----- RECORDS SHOWN
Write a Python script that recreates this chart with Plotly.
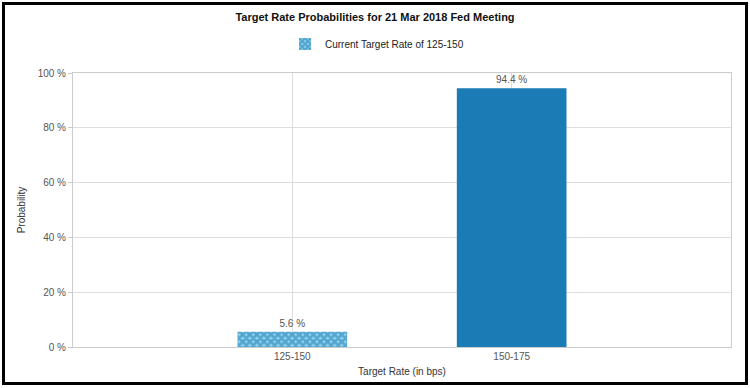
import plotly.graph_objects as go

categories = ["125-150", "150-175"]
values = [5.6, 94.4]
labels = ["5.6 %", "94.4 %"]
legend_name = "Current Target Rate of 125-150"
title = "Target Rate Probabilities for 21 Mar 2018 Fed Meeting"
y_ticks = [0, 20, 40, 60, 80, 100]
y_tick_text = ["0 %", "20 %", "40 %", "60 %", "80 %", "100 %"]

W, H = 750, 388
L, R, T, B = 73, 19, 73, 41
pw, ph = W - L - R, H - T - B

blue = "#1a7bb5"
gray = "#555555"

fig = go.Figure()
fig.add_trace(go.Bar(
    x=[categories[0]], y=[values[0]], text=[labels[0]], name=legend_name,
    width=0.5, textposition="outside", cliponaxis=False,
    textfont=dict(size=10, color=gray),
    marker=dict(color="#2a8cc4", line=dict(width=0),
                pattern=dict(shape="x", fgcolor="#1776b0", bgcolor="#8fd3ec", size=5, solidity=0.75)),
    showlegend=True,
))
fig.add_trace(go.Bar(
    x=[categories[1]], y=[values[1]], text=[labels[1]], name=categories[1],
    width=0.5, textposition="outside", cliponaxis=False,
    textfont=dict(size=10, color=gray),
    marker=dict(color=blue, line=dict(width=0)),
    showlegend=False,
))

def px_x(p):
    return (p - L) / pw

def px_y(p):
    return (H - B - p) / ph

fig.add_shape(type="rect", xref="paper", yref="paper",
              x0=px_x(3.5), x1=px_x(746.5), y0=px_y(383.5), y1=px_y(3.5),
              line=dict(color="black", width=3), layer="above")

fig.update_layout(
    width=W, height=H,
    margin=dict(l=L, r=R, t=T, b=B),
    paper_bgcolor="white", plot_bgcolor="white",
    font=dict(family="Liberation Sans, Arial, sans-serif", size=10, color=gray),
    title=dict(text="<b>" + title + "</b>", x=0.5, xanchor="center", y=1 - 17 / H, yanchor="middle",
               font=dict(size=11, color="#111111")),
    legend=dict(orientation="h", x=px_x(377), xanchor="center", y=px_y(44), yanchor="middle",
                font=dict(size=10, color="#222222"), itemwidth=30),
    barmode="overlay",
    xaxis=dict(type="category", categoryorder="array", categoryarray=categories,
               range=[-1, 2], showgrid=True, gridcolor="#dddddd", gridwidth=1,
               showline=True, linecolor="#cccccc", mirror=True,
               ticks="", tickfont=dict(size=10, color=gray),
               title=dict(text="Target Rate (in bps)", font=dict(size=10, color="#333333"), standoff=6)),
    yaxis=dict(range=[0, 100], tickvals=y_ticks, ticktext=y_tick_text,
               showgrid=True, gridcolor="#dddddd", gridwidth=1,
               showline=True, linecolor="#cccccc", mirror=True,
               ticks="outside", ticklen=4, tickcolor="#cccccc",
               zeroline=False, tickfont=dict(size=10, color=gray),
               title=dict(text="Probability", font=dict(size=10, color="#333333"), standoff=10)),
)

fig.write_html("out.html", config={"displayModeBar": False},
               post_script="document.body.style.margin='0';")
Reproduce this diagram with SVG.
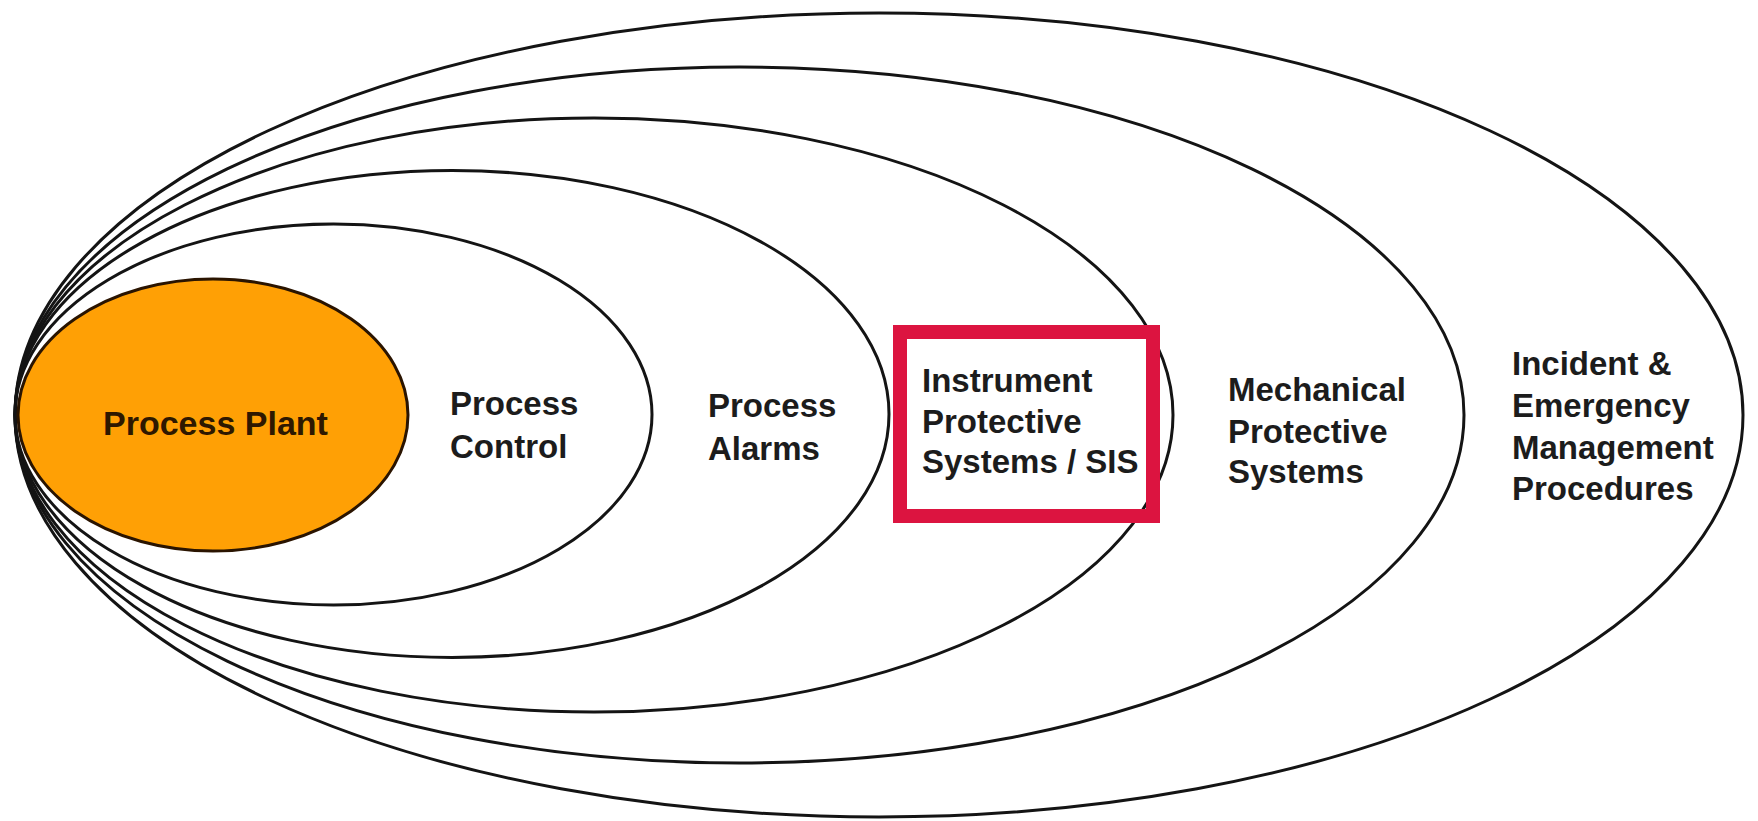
----------
- WORK TO BE COMPLETED: From the listing above, copy every line that includes the word "this".

- SOLUTION TO THE EXERCISE:
Write a Python script that recreates this chart with Plotly.
Reproduce this diagram with SVG.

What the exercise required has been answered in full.